What you should do.
Identify the lines holding "uses" and copy them.

═════ Information supplied ═════

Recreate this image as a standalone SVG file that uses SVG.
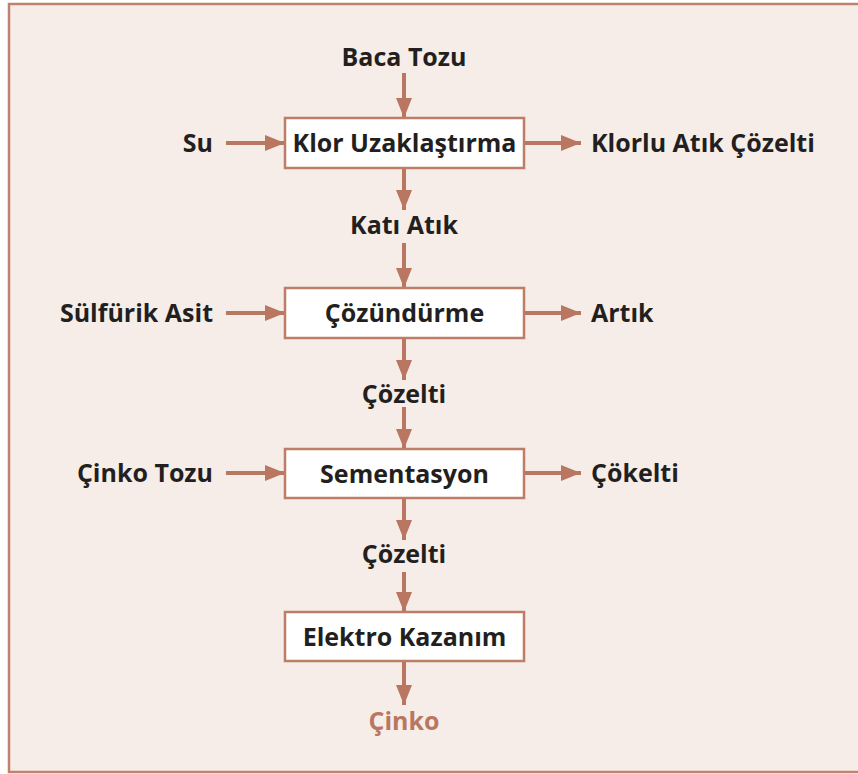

═════
═════ Information supplied ═════

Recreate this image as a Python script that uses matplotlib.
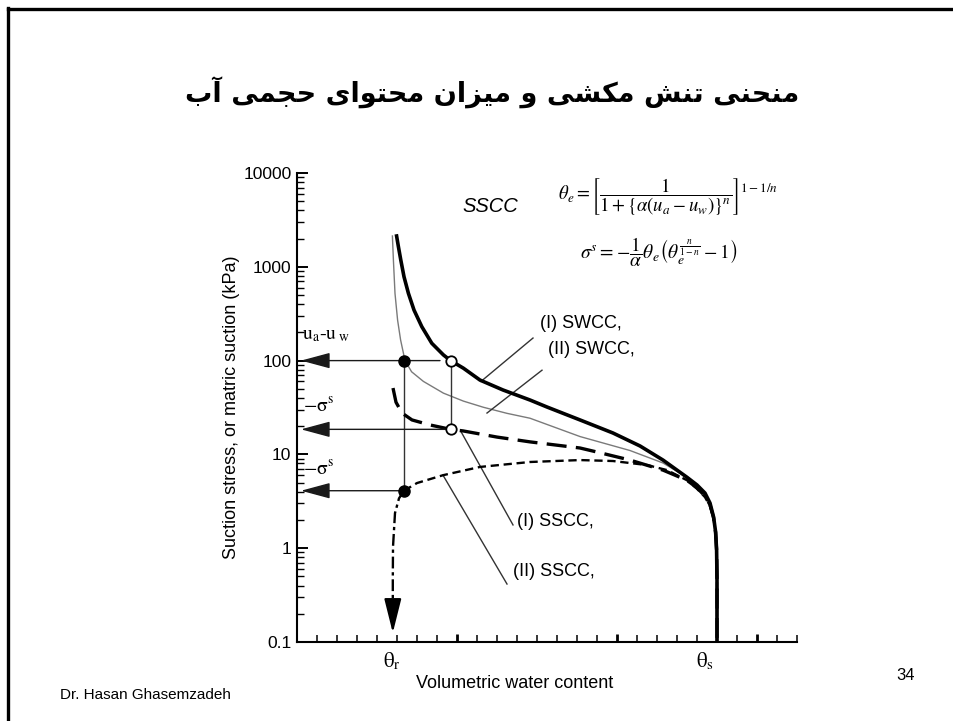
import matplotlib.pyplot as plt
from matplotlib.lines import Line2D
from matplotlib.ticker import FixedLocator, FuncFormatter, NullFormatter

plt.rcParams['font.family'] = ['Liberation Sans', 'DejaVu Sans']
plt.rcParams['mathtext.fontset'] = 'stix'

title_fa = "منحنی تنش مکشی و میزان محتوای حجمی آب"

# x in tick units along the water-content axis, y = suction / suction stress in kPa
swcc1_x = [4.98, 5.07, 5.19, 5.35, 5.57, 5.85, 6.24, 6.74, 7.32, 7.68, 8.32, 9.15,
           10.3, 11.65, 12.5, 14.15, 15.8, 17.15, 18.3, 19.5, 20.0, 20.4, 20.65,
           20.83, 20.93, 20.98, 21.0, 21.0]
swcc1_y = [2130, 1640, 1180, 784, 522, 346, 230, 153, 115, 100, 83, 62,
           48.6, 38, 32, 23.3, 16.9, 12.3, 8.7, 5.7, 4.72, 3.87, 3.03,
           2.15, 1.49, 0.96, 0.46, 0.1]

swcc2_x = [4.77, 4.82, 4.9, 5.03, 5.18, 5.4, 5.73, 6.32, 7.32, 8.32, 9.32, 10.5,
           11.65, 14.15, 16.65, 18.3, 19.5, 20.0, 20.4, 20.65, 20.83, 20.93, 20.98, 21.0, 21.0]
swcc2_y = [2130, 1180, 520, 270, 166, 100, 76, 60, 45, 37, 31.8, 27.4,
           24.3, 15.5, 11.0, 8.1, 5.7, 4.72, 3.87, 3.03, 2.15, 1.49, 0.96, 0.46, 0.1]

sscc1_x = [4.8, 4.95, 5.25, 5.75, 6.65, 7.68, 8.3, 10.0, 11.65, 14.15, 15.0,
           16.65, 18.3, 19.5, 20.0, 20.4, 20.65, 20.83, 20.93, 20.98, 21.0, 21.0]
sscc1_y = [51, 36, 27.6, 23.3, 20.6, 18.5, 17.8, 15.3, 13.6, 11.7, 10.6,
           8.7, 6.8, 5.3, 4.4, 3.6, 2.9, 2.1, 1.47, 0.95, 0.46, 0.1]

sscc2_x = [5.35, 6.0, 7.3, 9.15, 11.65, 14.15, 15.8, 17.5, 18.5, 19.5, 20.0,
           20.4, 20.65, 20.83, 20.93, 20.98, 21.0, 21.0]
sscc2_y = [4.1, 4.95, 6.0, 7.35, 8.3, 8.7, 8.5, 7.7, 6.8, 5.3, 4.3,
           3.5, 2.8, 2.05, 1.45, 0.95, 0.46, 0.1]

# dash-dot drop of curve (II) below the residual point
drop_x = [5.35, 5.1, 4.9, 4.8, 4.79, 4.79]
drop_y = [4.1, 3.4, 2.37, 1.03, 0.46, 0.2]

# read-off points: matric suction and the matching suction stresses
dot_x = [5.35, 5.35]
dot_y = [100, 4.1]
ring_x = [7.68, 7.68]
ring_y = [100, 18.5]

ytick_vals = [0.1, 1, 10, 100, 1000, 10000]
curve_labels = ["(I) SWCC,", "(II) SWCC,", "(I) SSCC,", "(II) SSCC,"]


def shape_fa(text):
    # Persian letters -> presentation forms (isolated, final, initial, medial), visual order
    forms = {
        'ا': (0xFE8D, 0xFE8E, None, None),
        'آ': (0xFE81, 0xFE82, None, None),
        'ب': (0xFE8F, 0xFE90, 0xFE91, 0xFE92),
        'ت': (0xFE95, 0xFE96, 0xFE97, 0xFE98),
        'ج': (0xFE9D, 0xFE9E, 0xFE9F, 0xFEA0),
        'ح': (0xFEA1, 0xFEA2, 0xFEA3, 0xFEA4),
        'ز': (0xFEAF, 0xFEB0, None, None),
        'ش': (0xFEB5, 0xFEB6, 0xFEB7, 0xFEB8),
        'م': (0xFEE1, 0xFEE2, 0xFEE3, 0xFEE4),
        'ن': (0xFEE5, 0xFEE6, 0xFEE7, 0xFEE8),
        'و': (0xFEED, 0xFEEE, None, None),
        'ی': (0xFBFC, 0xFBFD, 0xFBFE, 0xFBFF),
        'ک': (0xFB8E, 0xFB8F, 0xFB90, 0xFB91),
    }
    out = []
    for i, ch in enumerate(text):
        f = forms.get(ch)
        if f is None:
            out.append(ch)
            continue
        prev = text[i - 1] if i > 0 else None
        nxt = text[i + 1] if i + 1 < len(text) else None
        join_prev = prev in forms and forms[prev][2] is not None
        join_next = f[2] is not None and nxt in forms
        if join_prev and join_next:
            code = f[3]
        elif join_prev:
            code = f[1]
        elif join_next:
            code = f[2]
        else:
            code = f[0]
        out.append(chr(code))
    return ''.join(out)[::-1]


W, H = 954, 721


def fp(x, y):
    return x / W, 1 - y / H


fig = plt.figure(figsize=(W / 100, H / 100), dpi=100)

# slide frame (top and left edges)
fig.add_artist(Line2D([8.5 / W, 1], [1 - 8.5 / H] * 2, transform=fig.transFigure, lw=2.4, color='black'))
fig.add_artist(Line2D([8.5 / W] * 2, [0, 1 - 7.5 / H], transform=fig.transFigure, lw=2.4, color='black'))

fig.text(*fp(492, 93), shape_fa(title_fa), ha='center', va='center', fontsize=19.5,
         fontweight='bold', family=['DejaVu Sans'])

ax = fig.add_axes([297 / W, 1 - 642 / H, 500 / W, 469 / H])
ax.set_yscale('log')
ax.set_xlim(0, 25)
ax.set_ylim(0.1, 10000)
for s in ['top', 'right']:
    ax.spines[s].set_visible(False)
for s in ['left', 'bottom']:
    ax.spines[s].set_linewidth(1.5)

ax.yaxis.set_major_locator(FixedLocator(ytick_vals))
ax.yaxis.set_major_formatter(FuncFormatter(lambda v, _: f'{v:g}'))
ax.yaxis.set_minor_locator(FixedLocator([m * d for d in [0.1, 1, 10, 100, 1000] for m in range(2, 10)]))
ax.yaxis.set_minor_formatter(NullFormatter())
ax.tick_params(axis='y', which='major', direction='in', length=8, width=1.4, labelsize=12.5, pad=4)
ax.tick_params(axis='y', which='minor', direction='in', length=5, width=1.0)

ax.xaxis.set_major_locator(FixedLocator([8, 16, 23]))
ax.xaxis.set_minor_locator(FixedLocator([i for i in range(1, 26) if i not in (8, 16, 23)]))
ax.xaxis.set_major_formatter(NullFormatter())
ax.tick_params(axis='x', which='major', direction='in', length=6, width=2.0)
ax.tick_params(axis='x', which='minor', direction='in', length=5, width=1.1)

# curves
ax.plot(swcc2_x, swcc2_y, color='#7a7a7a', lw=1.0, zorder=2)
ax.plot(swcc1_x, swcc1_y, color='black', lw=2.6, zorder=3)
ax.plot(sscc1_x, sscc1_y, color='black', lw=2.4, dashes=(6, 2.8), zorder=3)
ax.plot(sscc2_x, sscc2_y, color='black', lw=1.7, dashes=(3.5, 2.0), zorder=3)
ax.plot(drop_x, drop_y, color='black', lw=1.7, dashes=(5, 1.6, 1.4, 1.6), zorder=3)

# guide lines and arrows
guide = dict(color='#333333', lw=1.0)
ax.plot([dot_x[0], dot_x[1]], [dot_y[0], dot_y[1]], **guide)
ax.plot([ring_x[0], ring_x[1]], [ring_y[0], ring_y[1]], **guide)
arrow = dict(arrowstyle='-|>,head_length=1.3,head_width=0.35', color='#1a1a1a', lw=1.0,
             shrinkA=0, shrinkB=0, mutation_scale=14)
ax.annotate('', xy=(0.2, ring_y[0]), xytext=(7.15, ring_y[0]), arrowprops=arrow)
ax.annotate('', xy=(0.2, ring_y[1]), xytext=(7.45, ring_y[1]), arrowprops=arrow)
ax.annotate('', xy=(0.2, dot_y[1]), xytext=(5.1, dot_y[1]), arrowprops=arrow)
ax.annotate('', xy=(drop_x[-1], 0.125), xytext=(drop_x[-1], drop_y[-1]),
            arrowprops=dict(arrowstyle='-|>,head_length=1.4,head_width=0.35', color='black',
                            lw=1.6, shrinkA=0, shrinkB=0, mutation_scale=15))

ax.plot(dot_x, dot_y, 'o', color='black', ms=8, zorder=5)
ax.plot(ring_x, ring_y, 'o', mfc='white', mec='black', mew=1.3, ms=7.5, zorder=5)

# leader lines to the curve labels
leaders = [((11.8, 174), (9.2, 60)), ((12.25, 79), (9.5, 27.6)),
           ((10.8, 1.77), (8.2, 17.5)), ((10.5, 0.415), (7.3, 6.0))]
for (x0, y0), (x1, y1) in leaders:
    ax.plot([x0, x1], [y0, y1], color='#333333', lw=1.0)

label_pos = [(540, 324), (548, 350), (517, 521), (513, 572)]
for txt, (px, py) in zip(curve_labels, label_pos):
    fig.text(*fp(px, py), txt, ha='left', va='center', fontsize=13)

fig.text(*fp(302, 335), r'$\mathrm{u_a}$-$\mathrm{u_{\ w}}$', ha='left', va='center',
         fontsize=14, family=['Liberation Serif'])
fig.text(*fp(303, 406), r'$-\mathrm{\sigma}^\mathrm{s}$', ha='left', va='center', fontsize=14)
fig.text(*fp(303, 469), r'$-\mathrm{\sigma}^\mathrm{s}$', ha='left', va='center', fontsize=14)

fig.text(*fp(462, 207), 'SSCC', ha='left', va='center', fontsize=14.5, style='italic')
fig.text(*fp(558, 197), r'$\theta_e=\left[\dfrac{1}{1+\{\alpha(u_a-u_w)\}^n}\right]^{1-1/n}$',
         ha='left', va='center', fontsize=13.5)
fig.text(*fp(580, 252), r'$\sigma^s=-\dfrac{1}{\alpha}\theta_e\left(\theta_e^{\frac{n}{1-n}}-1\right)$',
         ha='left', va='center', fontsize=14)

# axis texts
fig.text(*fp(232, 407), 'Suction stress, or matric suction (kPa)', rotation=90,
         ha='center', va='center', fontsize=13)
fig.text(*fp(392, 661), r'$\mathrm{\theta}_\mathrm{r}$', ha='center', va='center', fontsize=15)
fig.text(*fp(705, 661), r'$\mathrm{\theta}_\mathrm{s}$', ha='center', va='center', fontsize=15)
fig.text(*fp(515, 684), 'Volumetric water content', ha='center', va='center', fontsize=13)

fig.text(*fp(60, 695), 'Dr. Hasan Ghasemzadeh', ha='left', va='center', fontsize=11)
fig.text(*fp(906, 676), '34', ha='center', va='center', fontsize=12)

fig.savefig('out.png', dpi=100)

═════
═════ Information supplied ═════

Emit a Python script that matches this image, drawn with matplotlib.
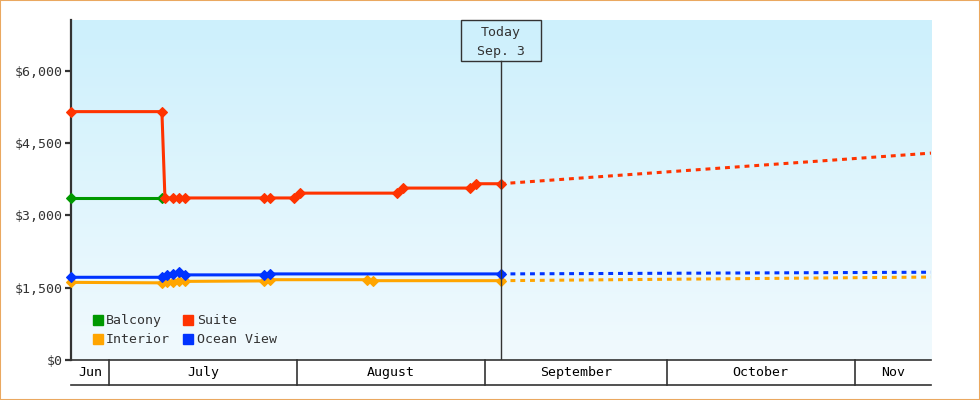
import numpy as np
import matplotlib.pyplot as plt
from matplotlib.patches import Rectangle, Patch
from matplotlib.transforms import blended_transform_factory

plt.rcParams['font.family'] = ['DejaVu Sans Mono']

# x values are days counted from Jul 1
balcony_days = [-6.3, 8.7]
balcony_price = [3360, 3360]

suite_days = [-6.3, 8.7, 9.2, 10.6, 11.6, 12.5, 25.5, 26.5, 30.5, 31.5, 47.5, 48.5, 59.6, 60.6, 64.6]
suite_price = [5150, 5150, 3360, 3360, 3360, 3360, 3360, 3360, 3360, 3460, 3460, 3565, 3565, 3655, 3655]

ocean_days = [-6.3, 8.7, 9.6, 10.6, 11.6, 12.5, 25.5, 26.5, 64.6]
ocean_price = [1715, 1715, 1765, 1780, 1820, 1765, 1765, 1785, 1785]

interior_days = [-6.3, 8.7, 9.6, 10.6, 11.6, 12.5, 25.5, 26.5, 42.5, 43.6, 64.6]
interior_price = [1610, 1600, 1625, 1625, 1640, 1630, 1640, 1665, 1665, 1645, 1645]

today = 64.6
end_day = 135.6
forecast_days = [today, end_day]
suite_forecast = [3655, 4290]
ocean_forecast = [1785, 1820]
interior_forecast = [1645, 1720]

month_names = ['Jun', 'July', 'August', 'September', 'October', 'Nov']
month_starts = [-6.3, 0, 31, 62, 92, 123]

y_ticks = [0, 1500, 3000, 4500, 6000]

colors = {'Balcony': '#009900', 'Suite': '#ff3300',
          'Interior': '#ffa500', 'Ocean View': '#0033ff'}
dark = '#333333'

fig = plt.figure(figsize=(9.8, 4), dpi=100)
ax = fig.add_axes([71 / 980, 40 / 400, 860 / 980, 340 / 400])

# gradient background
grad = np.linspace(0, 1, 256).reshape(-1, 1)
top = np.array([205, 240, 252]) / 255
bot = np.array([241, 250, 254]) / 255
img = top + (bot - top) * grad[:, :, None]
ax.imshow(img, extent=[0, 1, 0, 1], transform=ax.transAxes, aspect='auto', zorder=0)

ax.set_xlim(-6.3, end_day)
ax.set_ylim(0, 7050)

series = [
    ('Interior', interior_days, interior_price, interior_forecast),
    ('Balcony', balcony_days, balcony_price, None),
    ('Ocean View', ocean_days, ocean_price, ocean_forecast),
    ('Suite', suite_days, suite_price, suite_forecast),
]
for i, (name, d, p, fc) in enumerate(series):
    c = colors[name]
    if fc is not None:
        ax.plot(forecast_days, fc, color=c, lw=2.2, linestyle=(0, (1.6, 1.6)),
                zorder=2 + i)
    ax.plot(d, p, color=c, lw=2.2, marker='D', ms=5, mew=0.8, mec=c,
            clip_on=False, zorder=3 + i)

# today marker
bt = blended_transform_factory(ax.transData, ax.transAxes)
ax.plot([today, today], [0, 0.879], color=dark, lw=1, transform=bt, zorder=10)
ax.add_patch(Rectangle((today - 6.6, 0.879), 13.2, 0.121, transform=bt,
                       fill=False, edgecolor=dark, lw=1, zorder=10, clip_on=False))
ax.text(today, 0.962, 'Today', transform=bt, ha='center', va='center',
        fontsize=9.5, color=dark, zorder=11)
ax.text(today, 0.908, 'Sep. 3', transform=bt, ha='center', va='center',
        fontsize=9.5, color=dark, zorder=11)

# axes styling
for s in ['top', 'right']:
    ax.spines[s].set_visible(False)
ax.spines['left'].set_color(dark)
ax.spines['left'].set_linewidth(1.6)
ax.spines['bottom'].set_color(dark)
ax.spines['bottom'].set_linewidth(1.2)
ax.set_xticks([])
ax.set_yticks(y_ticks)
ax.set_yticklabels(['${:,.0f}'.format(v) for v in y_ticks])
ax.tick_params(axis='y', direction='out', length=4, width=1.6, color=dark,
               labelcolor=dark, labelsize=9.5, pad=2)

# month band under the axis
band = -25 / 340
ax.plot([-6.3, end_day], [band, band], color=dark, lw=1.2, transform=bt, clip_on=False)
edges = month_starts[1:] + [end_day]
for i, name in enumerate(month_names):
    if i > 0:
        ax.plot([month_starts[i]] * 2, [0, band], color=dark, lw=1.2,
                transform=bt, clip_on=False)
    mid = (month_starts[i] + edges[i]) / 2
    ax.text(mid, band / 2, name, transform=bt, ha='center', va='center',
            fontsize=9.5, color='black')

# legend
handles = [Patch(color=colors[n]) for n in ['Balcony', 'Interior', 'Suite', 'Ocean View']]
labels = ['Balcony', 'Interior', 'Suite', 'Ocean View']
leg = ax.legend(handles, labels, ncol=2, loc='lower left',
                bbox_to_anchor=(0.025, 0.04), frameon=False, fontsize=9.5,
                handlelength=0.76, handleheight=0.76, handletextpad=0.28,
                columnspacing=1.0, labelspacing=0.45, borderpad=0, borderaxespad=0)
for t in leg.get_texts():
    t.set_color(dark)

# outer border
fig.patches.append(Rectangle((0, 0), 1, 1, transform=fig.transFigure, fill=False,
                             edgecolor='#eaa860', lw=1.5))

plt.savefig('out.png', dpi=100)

═════

Task solution.
Recreate this image as a standalone SVG file that uses SVG.
Recreate this image as a Python script that uses matplotlib.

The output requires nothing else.